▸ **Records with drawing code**
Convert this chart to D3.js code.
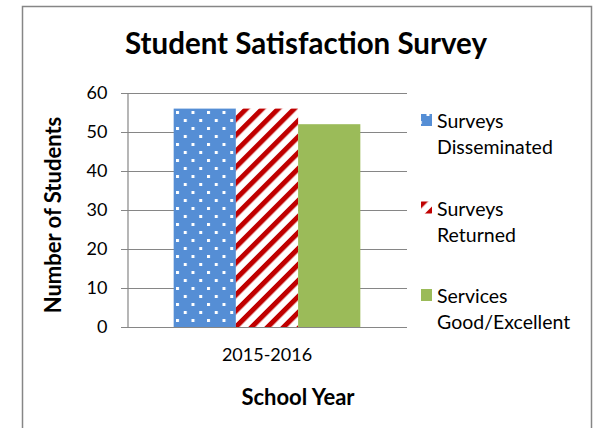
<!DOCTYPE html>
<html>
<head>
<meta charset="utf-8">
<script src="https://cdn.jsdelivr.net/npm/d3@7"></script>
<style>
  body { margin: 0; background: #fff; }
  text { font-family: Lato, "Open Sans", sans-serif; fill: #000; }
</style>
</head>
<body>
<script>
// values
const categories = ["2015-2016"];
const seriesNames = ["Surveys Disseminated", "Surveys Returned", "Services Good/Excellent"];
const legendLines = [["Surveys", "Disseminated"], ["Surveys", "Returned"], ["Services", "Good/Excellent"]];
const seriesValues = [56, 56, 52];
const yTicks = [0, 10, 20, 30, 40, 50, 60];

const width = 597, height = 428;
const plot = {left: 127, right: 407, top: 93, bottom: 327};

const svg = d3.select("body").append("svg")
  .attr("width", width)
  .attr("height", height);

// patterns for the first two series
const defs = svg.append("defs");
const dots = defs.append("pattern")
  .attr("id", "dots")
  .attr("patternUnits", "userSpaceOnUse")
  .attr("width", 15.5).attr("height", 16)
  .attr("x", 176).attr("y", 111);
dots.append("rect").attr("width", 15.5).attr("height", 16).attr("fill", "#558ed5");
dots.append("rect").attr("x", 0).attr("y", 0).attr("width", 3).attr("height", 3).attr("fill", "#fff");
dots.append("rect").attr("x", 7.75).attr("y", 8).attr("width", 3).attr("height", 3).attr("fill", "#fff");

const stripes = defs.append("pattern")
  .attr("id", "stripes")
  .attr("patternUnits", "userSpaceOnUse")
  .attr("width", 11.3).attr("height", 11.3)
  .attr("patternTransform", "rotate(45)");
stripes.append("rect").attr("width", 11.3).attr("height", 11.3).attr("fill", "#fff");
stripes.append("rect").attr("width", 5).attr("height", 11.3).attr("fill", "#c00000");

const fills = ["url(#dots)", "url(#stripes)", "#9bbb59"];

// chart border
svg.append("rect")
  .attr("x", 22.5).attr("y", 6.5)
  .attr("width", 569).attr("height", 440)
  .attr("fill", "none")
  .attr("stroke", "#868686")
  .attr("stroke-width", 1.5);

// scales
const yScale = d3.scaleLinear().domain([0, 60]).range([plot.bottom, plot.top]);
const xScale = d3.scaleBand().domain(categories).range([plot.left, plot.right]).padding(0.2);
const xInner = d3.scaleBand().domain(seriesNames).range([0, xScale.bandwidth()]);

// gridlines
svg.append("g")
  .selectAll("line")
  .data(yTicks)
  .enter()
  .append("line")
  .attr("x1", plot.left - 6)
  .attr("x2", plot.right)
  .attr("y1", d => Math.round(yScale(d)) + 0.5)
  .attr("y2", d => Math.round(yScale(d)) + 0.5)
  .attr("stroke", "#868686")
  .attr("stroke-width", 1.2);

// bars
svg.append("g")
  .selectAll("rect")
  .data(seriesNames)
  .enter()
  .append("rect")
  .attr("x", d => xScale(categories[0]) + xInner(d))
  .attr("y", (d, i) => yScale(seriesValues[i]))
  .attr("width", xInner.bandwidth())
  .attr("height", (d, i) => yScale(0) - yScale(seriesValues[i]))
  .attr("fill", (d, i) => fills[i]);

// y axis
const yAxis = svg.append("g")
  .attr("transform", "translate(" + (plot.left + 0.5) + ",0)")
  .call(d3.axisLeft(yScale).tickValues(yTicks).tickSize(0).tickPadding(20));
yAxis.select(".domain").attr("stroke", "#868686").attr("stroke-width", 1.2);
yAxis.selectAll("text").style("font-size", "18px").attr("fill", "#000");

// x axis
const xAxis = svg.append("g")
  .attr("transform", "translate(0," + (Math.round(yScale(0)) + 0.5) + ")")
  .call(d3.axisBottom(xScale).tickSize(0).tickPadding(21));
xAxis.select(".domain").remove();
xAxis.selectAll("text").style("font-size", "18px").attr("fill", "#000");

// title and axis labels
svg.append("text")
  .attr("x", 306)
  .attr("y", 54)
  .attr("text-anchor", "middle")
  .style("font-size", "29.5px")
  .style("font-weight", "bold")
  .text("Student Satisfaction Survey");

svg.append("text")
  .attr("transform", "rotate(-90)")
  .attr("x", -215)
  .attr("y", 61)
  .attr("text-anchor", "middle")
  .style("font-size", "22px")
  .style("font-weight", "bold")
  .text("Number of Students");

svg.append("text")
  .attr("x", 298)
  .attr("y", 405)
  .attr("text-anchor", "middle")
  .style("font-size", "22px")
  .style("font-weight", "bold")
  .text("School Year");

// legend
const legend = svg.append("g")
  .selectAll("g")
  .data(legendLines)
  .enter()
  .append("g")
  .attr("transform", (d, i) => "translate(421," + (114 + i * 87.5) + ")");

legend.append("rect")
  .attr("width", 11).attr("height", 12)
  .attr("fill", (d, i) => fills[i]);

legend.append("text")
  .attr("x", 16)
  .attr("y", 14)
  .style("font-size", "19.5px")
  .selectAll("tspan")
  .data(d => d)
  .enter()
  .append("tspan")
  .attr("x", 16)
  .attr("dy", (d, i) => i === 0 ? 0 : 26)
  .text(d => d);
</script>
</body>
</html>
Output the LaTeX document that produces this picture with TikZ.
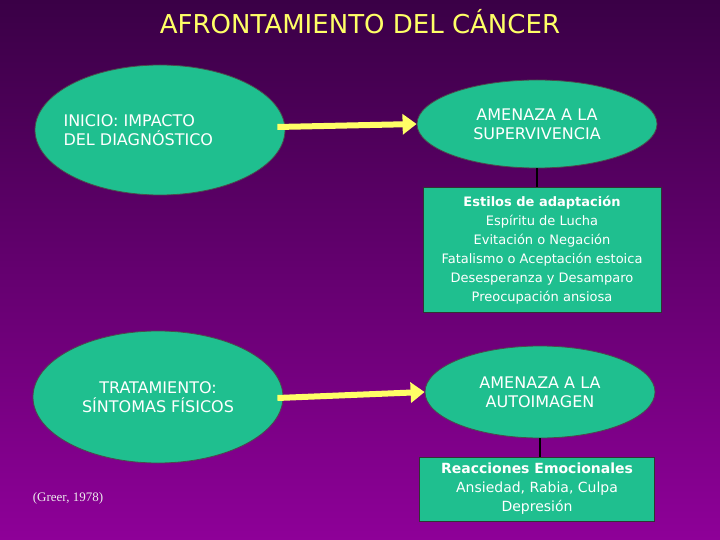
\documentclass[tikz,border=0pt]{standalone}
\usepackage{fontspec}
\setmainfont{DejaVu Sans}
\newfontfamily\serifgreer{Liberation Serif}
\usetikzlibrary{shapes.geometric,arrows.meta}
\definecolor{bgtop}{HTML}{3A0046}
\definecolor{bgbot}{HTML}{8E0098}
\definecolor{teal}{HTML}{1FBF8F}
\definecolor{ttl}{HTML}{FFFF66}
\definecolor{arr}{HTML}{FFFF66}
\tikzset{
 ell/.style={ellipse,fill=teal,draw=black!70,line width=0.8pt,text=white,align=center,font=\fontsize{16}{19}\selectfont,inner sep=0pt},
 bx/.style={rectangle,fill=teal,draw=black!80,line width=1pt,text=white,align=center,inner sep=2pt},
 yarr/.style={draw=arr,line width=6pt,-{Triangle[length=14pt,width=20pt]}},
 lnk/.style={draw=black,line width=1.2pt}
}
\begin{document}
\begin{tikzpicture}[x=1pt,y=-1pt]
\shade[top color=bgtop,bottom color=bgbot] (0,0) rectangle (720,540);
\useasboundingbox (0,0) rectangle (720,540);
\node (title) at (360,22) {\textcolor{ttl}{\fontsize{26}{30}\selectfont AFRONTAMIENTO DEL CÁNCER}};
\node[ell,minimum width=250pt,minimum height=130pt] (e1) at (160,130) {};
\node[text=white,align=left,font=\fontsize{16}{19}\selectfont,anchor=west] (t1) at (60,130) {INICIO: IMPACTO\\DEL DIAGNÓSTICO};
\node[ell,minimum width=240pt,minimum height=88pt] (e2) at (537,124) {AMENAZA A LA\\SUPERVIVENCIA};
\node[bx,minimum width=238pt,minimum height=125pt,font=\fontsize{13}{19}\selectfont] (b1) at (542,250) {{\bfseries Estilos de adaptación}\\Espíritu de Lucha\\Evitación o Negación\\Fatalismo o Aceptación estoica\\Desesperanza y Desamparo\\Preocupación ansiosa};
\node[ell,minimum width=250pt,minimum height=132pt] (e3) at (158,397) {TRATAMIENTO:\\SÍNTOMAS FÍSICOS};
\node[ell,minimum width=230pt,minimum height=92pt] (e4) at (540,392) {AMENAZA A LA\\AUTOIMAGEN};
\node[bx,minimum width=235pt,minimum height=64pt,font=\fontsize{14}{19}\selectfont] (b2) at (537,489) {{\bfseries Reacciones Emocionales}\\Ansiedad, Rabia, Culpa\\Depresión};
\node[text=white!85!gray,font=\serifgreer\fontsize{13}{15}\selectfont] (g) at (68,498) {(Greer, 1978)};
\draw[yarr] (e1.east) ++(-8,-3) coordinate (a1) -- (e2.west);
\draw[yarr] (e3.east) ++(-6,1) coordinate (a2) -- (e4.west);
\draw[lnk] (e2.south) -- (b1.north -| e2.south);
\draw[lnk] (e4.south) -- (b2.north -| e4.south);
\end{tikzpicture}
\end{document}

▸ **Goal**
Show every line in the entries where the string "this" occurs.

▸ **Expected answer**
Convert this chart to D3.js code.
Output the LaTeX document that produces this picture with TikZ.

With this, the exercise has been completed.